§ **DATA TO USE**
· · · · · · ·
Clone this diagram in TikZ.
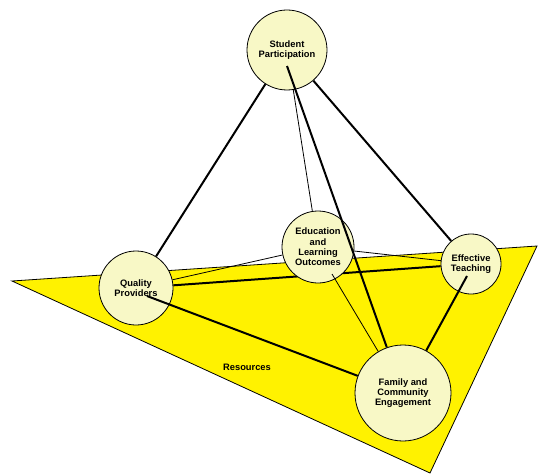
· · · · · · ·
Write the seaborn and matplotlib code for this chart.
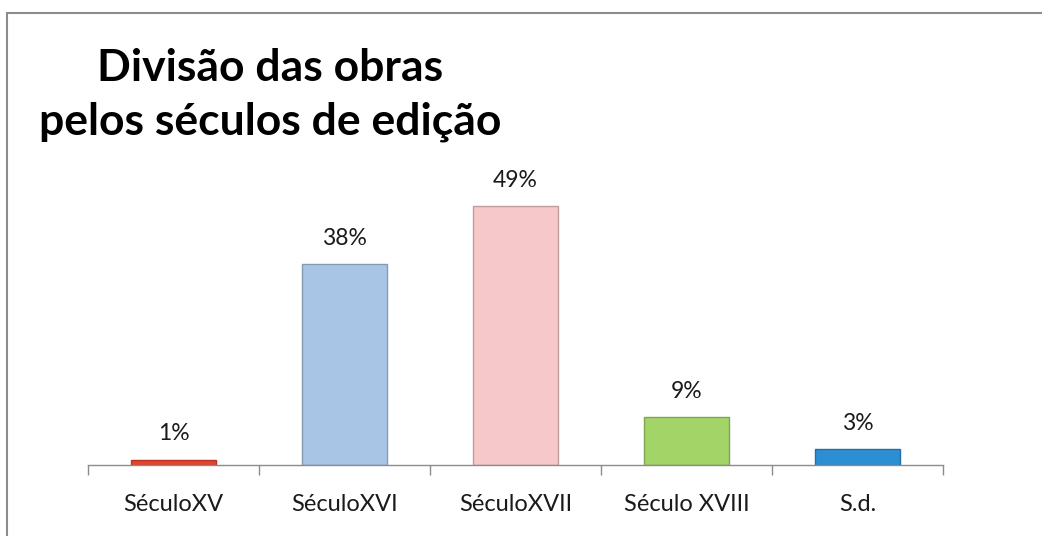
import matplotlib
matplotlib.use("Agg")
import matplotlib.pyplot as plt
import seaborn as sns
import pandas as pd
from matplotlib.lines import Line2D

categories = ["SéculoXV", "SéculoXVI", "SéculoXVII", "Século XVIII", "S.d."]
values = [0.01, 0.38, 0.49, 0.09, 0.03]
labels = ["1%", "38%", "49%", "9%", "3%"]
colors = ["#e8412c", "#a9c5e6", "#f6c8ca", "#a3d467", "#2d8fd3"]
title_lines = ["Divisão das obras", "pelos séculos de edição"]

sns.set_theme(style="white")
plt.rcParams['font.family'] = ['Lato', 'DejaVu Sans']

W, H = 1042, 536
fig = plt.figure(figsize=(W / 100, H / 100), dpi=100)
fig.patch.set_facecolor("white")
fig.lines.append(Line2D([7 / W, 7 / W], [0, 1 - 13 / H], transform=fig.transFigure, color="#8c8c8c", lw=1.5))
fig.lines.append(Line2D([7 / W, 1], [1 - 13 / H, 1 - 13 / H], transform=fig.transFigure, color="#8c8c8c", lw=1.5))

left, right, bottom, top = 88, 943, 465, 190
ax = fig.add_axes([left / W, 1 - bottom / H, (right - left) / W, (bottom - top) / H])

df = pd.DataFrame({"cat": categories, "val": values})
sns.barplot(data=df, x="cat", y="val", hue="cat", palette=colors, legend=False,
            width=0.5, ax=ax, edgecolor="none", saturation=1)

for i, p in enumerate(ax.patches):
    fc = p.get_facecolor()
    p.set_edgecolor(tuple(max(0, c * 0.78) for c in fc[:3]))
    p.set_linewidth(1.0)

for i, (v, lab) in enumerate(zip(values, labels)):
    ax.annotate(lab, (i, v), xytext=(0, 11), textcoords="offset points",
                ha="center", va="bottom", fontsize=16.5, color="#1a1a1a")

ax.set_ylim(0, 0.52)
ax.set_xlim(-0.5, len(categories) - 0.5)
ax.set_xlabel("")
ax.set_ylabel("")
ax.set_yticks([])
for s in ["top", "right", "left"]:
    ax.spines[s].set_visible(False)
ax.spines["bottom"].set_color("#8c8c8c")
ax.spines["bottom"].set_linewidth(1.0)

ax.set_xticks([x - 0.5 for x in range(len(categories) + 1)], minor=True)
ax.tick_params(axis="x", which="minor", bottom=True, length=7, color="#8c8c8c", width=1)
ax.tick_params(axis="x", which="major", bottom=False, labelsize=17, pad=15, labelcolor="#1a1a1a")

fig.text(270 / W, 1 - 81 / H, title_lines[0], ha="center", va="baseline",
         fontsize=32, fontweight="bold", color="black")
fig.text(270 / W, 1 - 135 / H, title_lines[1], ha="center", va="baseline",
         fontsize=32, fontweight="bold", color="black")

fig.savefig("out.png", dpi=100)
· · · · · · ·
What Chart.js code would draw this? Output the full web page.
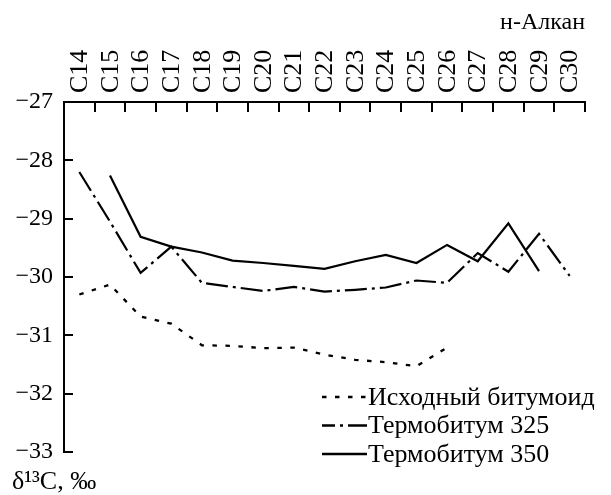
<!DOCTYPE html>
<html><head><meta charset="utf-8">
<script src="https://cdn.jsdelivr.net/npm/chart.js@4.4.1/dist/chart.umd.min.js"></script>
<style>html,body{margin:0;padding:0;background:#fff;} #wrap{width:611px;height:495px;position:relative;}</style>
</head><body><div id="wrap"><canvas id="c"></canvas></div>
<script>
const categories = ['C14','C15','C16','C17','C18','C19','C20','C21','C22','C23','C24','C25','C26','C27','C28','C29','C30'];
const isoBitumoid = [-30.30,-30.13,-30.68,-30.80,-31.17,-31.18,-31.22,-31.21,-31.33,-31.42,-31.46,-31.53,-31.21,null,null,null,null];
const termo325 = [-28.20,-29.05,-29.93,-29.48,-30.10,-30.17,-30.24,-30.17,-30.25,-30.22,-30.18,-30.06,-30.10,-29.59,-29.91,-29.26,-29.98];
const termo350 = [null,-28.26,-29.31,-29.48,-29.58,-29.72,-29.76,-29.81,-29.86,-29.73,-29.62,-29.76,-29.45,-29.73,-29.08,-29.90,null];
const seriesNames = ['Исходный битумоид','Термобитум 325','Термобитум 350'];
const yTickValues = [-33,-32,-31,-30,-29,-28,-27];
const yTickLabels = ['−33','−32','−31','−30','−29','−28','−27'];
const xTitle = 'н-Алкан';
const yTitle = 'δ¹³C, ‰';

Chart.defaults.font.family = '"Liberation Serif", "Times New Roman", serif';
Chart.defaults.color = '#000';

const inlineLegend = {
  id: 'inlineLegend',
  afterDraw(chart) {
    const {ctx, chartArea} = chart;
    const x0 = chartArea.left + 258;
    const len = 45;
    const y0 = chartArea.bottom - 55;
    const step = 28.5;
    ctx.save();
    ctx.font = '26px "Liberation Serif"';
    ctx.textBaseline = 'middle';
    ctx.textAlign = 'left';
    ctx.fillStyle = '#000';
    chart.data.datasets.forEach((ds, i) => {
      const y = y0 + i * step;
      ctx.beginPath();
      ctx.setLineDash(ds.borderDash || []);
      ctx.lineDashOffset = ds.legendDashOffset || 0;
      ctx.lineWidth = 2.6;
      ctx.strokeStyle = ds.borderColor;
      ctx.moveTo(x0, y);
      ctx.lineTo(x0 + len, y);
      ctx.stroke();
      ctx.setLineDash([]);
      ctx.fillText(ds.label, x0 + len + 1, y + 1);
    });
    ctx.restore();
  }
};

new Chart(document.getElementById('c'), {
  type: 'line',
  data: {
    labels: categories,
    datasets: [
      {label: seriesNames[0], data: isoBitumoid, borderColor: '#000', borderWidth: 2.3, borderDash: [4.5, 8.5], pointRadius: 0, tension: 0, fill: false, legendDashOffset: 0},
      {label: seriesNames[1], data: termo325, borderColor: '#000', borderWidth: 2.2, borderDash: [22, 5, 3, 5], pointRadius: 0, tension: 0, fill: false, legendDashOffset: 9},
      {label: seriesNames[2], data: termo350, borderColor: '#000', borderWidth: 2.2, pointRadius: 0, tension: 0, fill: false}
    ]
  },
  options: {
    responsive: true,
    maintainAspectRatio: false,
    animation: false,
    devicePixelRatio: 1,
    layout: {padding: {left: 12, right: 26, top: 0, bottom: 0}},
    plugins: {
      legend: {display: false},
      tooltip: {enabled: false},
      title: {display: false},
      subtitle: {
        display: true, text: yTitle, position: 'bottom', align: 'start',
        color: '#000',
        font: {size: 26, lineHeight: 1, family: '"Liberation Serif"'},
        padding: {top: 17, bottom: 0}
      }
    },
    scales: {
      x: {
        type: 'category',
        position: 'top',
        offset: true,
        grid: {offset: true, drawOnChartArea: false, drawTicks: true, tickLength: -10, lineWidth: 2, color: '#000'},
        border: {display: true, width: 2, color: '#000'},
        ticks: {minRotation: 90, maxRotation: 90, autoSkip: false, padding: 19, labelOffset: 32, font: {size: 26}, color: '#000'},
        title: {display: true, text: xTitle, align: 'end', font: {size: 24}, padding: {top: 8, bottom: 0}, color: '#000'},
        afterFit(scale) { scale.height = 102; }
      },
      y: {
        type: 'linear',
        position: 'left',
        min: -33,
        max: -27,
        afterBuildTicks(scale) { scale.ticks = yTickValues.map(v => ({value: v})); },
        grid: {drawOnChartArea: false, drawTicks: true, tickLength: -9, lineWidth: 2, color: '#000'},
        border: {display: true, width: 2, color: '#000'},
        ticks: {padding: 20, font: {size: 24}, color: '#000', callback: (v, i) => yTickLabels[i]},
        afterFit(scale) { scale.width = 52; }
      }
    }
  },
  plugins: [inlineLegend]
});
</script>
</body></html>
· · · · · · ·
§ **THE PROBLEM**
Using the data above, print only the lines starting at the one with "What Chart.js code" and ending at the one with "Chart.defaults.color = '#000';", exactly as they stand, minus the pictures.

§ **RESULT FOR THIS TASK**
What Chart.js code would draw this? Output the full web page.
<!DOCTYPE html>
<html><head><meta charset="utf-8">
<script src="https://cdn.jsdelivr.net/npm/chart.js@4.4.1/dist/chart.umd.min.js"></script>
<style>html,body{margin:0;padding:0;background:#fff;} #wrap{width:611px;height:495px;position:relative;}</style>
</head><body><div id="wrap"><canvas id="c"></canvas></div>
<script>
const categories = ['C14','C15','C16','C17','C18','C19','C20','C21','C22','C23','C24','C25','C26','C27','C28','C29','C30'];
const isoBitumoid = [-30.30,-30.13,-30.68,-30.80,-31.17,-31.18,-31.22,-31.21,-31.33,-31.42,-31.46,-31.53,-31.21,null,null,null,null];
const termo325 = [-28.20,-29.05,-29.93,-29.48,-30.10,-30.17,-30.24,-30.17,-30.25,-30.22,-30.18,-30.06,-30.10,-29.59,-29.91,-29.26,-29.98];
const termo350 = [null,-28.26,-29.31,-29.48,-29.58,-29.72,-29.76,-29.81,-29.86,-29.73,-29.62,-29.76,-29.45,-29.73,-29.08,-29.90,null];
const seriesNames = ['Исходный битумоид','Термобитум 325','Термобитум 350'];
const yTickValues = [-33,-32,-31,-30,-29,-28,-27];
const yTickLabels = ['−33','−32','−31','−30','−29','−28','−27'];
const xTitle = 'н-Алкан';
const yTitle = 'δ¹³C, ‰';

Chart.defaults.font.family = '"Liberation Serif", "Times New Roman", serif';
Chart.defaults.color = '#000';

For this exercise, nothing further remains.